Colorful Terms for Dry Skin

During winter, skin is subjected to an increased amount of moisture loss. As a result, I hear the term dry skin used a lot. There really are many terms in dermatology related to dry skin. In fact, the term dry skin is a layman’s phrase. I’m going to share some of the more colorful and interesting terms physicians use to describe this condition. Often, the medical term itself is a clue to the symptoms it is referring to. I selected and interpreted a few terms that I find particularly interesting and relevant to this time of year.

Skin Xerosis \zi-ˈrō-səs\
Many people confuse xerosis with the liver disease cirrhosis (si-row-sis) because the two words sound so similar. Xer is the Greek word for dry. You may recognize this root in other words in the English language such as xeric, which describes a plant, animal, or landscape that tolerates a very dry environment. So it makes sense that skin xerosis is the label physicians use to describe dry skin.
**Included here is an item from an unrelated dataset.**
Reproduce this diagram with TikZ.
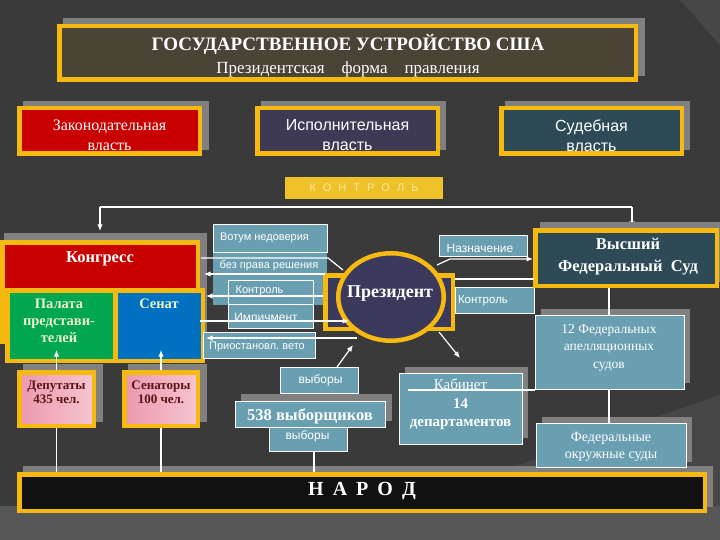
\documentclass[tikz,border=0pt]{standalone}
\usepackage{fontspec}
\setmainfont{Liberation Serif}
\setsansfont{Liberation Sans}
\usetikzlibrary{arrows.meta,shapes.geometric}
\definecolor{bgc}{HTML}{3A3A3A}
\definecolor{bgl}{HTML}{474747}
\definecolor{bgb}{HTML}{575757}
\definecolor{shd}{HTML}{808080}
\definecolor{yel}{HTML}{F5B90F}
\definecolor{titlef}{HTML}{4A4436}
\definecolor{redf}{HTML}{C80000}
\definecolor{exef}{HTML}{3E3A56}
\definecolor{judf}{HTML}{2E4A57}
\definecolor{tealf}{HTML}{6A9FB1}
\definecolor{greenf}{HTML}{00A650}
\definecolor{bluef}{HTML}{0070C0}
\definecolor{pinkA}{HTML}{F6C4D0}
\definecolor{pinkB}{HTML}{EC98AE}
\definecolor{pinktext}{HTML}{5A1515}
\definecolor{cream}{HTML}{EEF3C8}
\definecolor{ctrlf}{HTML}{EFC128}
\definecolor{ctrlt}{HTML}{F8EBA6}
\definecolor{presf}{HTML}{3C3A5C}
\definecolor{narodf}{HTML}{111111}
\newcommand{\myfs}[2]{\fontsize{#1}{#2}\selectfont}
\tikzset{
  ybox/.style={draw=yel, line width=4.5pt, inner sep=0pt},
  tbox/.style={draw=white, line width=0.8pt, fill=tealf, inner sep=0pt},
  lbl/.style={text=white, inner sep=0pt, align=center},
  tlbl/.style={text=white, inner sep=0pt, font=\sffamily\myfs{11}{13}},
  wl/.style={draw=white, line width=1.2pt},
  arr/.style={draw=white, line width=1.2pt, -{Latex[length=6.5pt,width=5.5pt]}},
}
\begin{document}
\begin{tikzpicture}[x=1pt,y=-1pt]
\useasboundingbox (0,0) rectangle (720,540);
\fill[bgc] (0,0) rectangle (720,540);
\fill[bgl] (680,0) -- (720,0) -- (720,45) -- cycle;
\fill[bgl] (470,482) -- (720,395) -- (720,540) -- (470,540) -- cycle;
\fill[bgb] (0,506) rectangle (720,540);

% People
\fill[shd] (23,466) rectangle (713,507);
\node[ybox, fill=narodf, minimum width=685.5pt, minimum height=36.5pt] (people) at (362,492.5) {};
\node[lbl, font=\bfseries\myfs{20}{24}] (peoplet) at (362,491.5) {Н\hspace{9pt}А\hspace{9pt}Р\hspace{9pt}О\hspace{9pt}Д};

% Title
\fill[shd] (63,18) rectangle (645,76);
\node[ybox, fill=titlef, minimum width=576.5pt, minimum height=53.5pt] (title) at (347.5,53) {};
\node[lbl, font=\bfseries\myfs{19}{22}] (t1) at (348,44) {ГОСУДАРСТВЕННОЕ УСТРОЙСТВО США};
\node[lbl, font=\myfs{17}{20}] (t2) at (348,69) {Президентская\quad форма\quad правления};

% Branches
\fill[shd] (23,101) rectangle (209,150);
\fill[shd] (261,101) rectangle (446,150);
\fill[shd] (505,101) rectangle (690,150);
\node[ybox, fill=redf, minimum width=180.5pt, minimum height=45.5pt] (leg) at (109.5,131) {};
\node[ybox, fill=exef, minimum width=180.5pt, minimum height=45.5pt] (exe) at (347.5,131) {};
\node[ybox, fill=judf, minimum width=180.5pt, minimum height=45.5pt] (jud) at (591.5,131) {};
\node[lbl, font=\myfs{16}{20}] (legt) at (109.5,135.5) {Законодательная\\власть};
\node[lbl, font=\sffamily\myfs{16}{20}] (exet) at (347.5,135.5) {Исполнительная\\власть};
\node[lbl, font=\sffamily\myfs{16}{20}] (judt) at (591.5,135.5) {Судебная\\власть};

% Control
\node[fill=ctrlf, minimum width=158pt, minimum height=22pt, inner sep=0pt, text=ctrlt, font=\sffamily\myfs{11}{13}] (ctrl) at (364,188) {К\hspace{7pt}О\hspace{7pt}Н\hspace{7pt}Т\hspace{7pt}Р\hspace{7pt}О\hspace{7pt}Л\hspace{7pt}Ь};
\coordinate (cl) at (100,207);
\coordinate (cr) at (632,207);
\coordinate (cla) at (100,231);
\coordinate (cra) at (632,228);
\draw[wl] (cl) -- (cr);

% Congress
\fill[shd] (4,233) rectangle (207,343);
\node[ybox, fill=redf, minimum width=195.5pt, minimum height=99.5pt] (cong) at (100,292) {};
\node[lbl, font=\bfseries\myfs{16.5}{20}] (congt) at (100,259) {Конгресс};
\node[ybox, fill=greenf, minimum width=107.5pt, minimum height=70.5pt] (house) at (61,325.5) {};
\node[ybox, fill=bluef, minimum width=87.5pt, minimum height=70.5pt] (senate) at (159,325.5) {};
\node[lbl, text=cream, font=\bfseries\myfs{14.5}{17}] (houset) at (59,320.5) {Палата\\представи-\\телей};
\node[lbl, text=cream, font=\bfseries\myfs{14.5}{17}] (senatet) at (159,304) {Сенат};
\draw[arr] (cl) -- (cla);
\draw[arr] (cr) -- (cra);

% Deputies / senators
\coordinate (depup) at (56.5,350);
\coordinate (senup) at (161,350);
\fill[shd] (23,364) rectangle (103,422);
\fill[shd] (128,364) rectangle (207,422);
\node[ybox, left color=pinkB, right color=pinkA, minimum width=74.5pt, minimum height=53.5pt] (dep) at (56.5,399) {};
\node[ybox, left color=pinkB, right color=pinkA, minimum width=73.5pt, minimum height=53.5pt] (sen) at (161,399) {};
\node[lbl, text=pinktext, font=\bfseries\myfs{13}{14}] (dept) at (56.5,392.5) {Депутаты\\435 чел.};
\node[lbl, text=pinktext, font=\bfseries\myfs{13}{14}] (sent) at (161,392.5) {Сенаторы\\100 чел.};
\draw[arr] (dep.north) -- (depup);
\draw[arr] (sen.north) -- (senup);
\draw[wl] (dep.south) -- (dep.south |- people.north);
\draw[wl] (sen.south) -- (sen.south |- people.north);

% Left teal labels
\node[fill=tealf, minimum width=114pt, minimum height=81pt, inner sep=0pt] (vbig) at (270,264.5) {};
\node[tbox, minimum width=114pt, minimum height=28pt] (vot) at (270,238) {};
\node[tlbl] (vott) at (264.5,238) {Вотум недоверия};
\node[tlbl] (bpr) at (269,266) {без права решения};
\node[tbox, minimum width=85pt, minimum height=24pt] (ctl) at (270.5,292) {};
\node[tlbl] (ctlt) at (259.5,290.5) {Контроль};
\node[tbox, minimum width=85pt, minimum height=24pt] (imp) at (270.5,316) {};
\node[tlbl, font=\sffamily\myfs{12}{14}] (impt) at (266,317.5) {Импичмент};
\node[tbox, minimum width=112pt, minimum height=26pt] (veto) at (259,345) {};
\node[tlbl] (vetot) at (257,347) {Приостановл.~вето};

% Right teal labels
\node[tbox, minimum width=88pt, minimum height=21pt] (nazn) at (483,245.5) {};
\node[tlbl, font=\sffamily\myfs{12}{14}] (naznt) at (480,248) {Назначение};
\node[tbox, minimum width=79pt, minimum height=26pt] (ctr) at (494.5,300) {};
\node[tlbl, font=\sffamily\myfs{11.5}{14}] (ctrt) at (483,301) {Контроль};

% Supreme court
\fill[shd] (540,222) rectangle (720,282);
\node[ybox, fill=judf, minimum width=181.5pt, minimum height=55.5pt] (sup) at (626,258) {};
\node[lbl, font=\bfseries\myfs{16.5}{22}] (supt) at (628,257) {Высший\\Федеральный\ \ Суд};

% Federal courts
\fill[shd] (541,309) rectangle (690,383);
\node[tbox, minimum width=149pt, minimum height=74pt] (fed12) at (609.5,352) {};
\node[lbl, font=\myfs{13.5}{17.5}] (fed12t) at (609,347.5) {12 Федеральных\\апелляционных\\судов};
\fill[shd] (542,417) rectangle (692,462);
\node[tbox, minimum width=150pt, minimum height=44pt] (fedd) at (611,445) {};
\node[lbl, font=\myfs{14}{17}] (feddt) at (611,446.5) {Федеральные\\окружные суды};
\coordinate (s1) at (609,288);
\coordinate (s2) at (609,315);
\coordinate (s3) at (609,389);
\coordinate (s4) at (609,423);
\draw[wl] (s1) -- (s2);
\draw[wl] (s3) -- (s4);

% Cabinet
\fill[shd] (405,367) rectangle (528,438);
\node[tbox, minimum width=123pt, minimum height=71pt] (kab) at (460.5,408.5) {};
\node[lbl, font=\myfs{15}{18.5}] (kabt) at (460.5,404.5) {Кабинет\\\textbf{14}\\\textbf{департаментов}};
\coordinate (kabl) at (408,390);
\draw[wl] (kabl) -- (kabl -| fed12.west);

% Electors
\node[tbox, minimum width=78pt, minimum height=24pt] (vyb2) at (308,439) {};
\node[tlbl, font=\sffamily\myfs{12}{14}] (vyb2t) at (307.5,436.5) {выборы};
\fill[shd] (241,394) rectangle (392,421);
\node[tbox, minimum width=150pt, minimum height=26pt] (el538) at (310,414) {};
\node[lbl, font=\bfseries\myfs{16.5}{20}] (el538t) at (310,416) {538 выборщиков};
\node[tbox, minimum width=78pt, minimum height=26pt] (vyb1) at (319,380) {};
\node[tlbl, font=\sffamily\myfs{12}{14}] (vyb1t) at (320.5,380) {выборы};
\coordinate (vybb) at (314,451);
\draw[wl] (vybb) -- (vybb |- people.north);

% President
\node[ybox, fill=presf, minimum width=127.5pt, minimum height=53.5pt] (psq) at (389,302) {};
\node[ellipse, draw=yel, line width=4.5pt, fill=presf, minimum width=105.5pt, minimum height=87.5pt, inner sep=0pt] (pres) at (391,297) {};
\node[lbl, font=\bfseries\myfs{18}{22}] (prest) at (390,294) {Президент};

% Connectors
\coordinate (a1s) at (201,258);
\coordinate (a1m) at (328,258);
\coordinate (a1e) at (343,270);
\draw[wl] (a1s) -- (a1m) -- (a1e);
\coordinate (a2s) at (325,274);
\coordinate (a2e) at (204,274);
\draw[arr] (a2s) -- (a2e);
\coordinate (a3s) at (323,296);
\coordinate (a3e) at (206,296);
\draw[arr] (a3s) -- (a3e);
\coordinate (a4s) at (200,321);
\coordinate (a4e) at (349,321);
\draw[arr] (a4s) -- (a4e);
\coordinate (a5s) at (357,338);
\coordinate (a5e) at (206,338);
\draw[arr] (a5s) -- (a5e);
\coordinate (b1s) at (437,265);
\coordinate (b1m) at (450,259);
\coordinate (b1e) at (533,259);
\draw[arr] (b1s) -- (b1m) -- (b1e);
\coordinate (b2s) at (455,279);
\coordinate (b2e) at (534,279);
\draw[wl] (b2s) -- (b2e);
\coordinate (b3s) at (439,332);
\coordinate (b3e) at (460,358);
\draw[arr] (b3s) -- (b3e);
\coordinate (b4s) at (337,367);
\coordinate (b4e) at (353,345);
\draw[arr] (b4s) -- (b4e);
\end{tikzpicture}
\end{document}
Ichthyotic \ik-thē-ˈät-ik\
The root word ichthy is the Greek word for fish. Ichthyotic describes the fish- or plate-like scales that tend to be very common on people’s lower legs during the winter. Specifically, ichthyotic is an adjective that means pertaining to, or exhibiting similar symptoms as a person who is diagnosed with a specific disease called ichthyosis. Ichthyosis is an inherited disease with several different subtypes. People with ichthyosis look like they have dry skin year-round. Someone who is ichthyotic is a person who simply has the dry, scale-like symptoms. It looks like ichthyosis, but the person may not have the inherited disease.

Eczema Craquelé \ˈeg-zə-mə\ \krak-a-ˈlay\
Eczema is an inflammatory condition of the skin. Craquelé is a French word that means covered in small cracks. An old porcelain plate covered in tiny cracks would be described as craquelé. So eczema craquelé is used to describe a disease where the dry skin has the appearance of being covered with tiny cracks. People often describe eczema craquelé as skin that looks like a dried-up river bed.
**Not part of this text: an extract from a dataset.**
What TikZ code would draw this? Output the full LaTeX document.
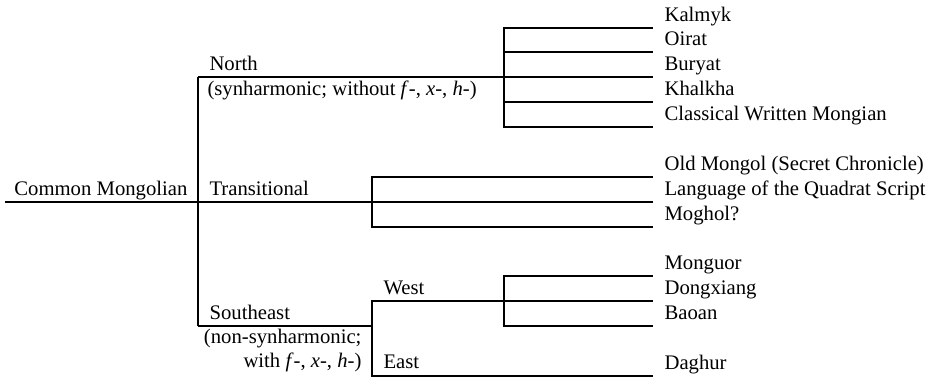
\documentclass[tikz,border=0pt]{standalone}
\usepackage{fontspec}
\setmainfont{Liberation Serif}
\begin{document}
\begin{tikzpicture}[x=0.5pt,y=-0.5pt,line width=0.55pt,
  lab/.style={font=\fontsize{10.35}{12.4}\selectfont, inner sep=0pt, anchor=base west},
  labr/.style={lab, anchor=base east}]
\useasboundingbox (0,0) rectangle (932,377);
% junction coordinates
\coordinate (r0) at (5,202);
\coordinate (r1) at (198,202);
\coordinate (mt) at (198,77);
\coordinate (mb) at (198,326);
\coordinate (nj) at (504,77);
\coordinate (ntop) at (504,28);
\coordinate (nbot) at (504,127);
\coordinate (n2) at (504,52);
\coordinate (n4) at (504,102);
\coordinate (e1) at (653,28);
\coordinate (e2) at (653,52);
\coordinate (e3) at (653,77);
\coordinate (e4) at (653,102);
\coordinate (e5) at (653,127);
\coordinate (ttop) at (372,177);
\coordinate (tbot) at (372,227);
\coordinate (e6) at (653,177);
\coordinate (e7) at (653,202);
\coordinate (e8) at (653,227);
\coordinate (sj) at (372,326);
\coordinate (stop) at (372,301);
\coordinate (sbot) at (372,376);
\coordinate (wtop) at (504,276);
\coordinate (wbot) at (504,326);
\coordinate (e9) at (653,276);
\coordinate (e10) at (653,301);
\coordinate (e11) at (653,326);
\coordinate (e12) at (653,376);
% connectors
\draw (r0) -- (e7);
\draw (mt) -- (mb);
\draw (mt) -- (e3);
\draw (e1) -- (ntop) -- (nbot) -- (e5);
\draw (n2) -- (e2);
\draw (n4) -- (e4);
\draw (e6) -- (ttop) -- (tbot) -- (e8);
\draw (mb) -- (sj);
\draw (e10) -- (stop) -- (sbot) -- (e12);
\draw (e9) -- (wtop) -- (wbot) -- (e11);
% labels
\node[labr] (cm) at (188,195) {Common Mongolian};
\node[lab] (north) at (209,70) {North};
\node[lab] (northx) at (207,95) {(synharmonic; without \textit{f}-, \textit{x}-, \textit{h}-)};
\node[lab] (trans) at (209,195) {Transitional};
\node[lab] (se) at (209,319) {Southeast};
\node[labr] (sex1) at (362,343) {(non-synharmonic;};
\node[labr] (sex2) at (362,367) {with \textit{f}-, \textit{x}-, \textit{h}-)};
\node[lab] (west) at (383,294) {West};
\node[lab] (east) at (383,368) {East};
\node[lab] (l1) at (664,21) {Kalmyk};
\node[lab] (l2) at (664,45) {Oirat};
\node[lab] (l3) at (664,70) {Buryat};
\node[lab] (l4) at (664,95) {Khalkha};
\node[lab] (l5) at (664,120) {Classical Written Mongian};
\node[lab] (l6) at (664,170) {Old Mongol (Secret Chronicle)};
\node[lab] (l7) at (664,195) {Language of the Quadrat Script};
\node[lab] (l8) at (664,220) {Moghol?};
\node[lab] (l9) at (664,269) {Monguor};
\node[lab] (l10) at (664,294) {Dongxiang};
\node[lab] (l11) at (664,319) {Baoan};
\node[lab] (l12) at (664,369) {Daghur};
\end{tikzpicture}
\end{document}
Eczema craquelé and skin xerosis are nouns, and ichthyotic is an adjective. For example, I might describe someone as having ichthyotic-like scale but diagnose them with eczema craquelé.

Typically, when it comes to dry skin or skin xerosis, I have found that people tend to be drier on their lower legs and hands. I believe hands are exposed to air more but generally get more attention and moisturizer than the legs. People most apt to develop skin xerosis are those at the extremes of age: the elderly or infants. This is because the skin’s natural water barrier is impaired in these populations. I recommend using thick, emollient-type moisturizers like petroleum jelly that trap water and allow the skin to heal. Above all, if you have any questions about dry skin, I urge you to talk to your doctor or dermatologist.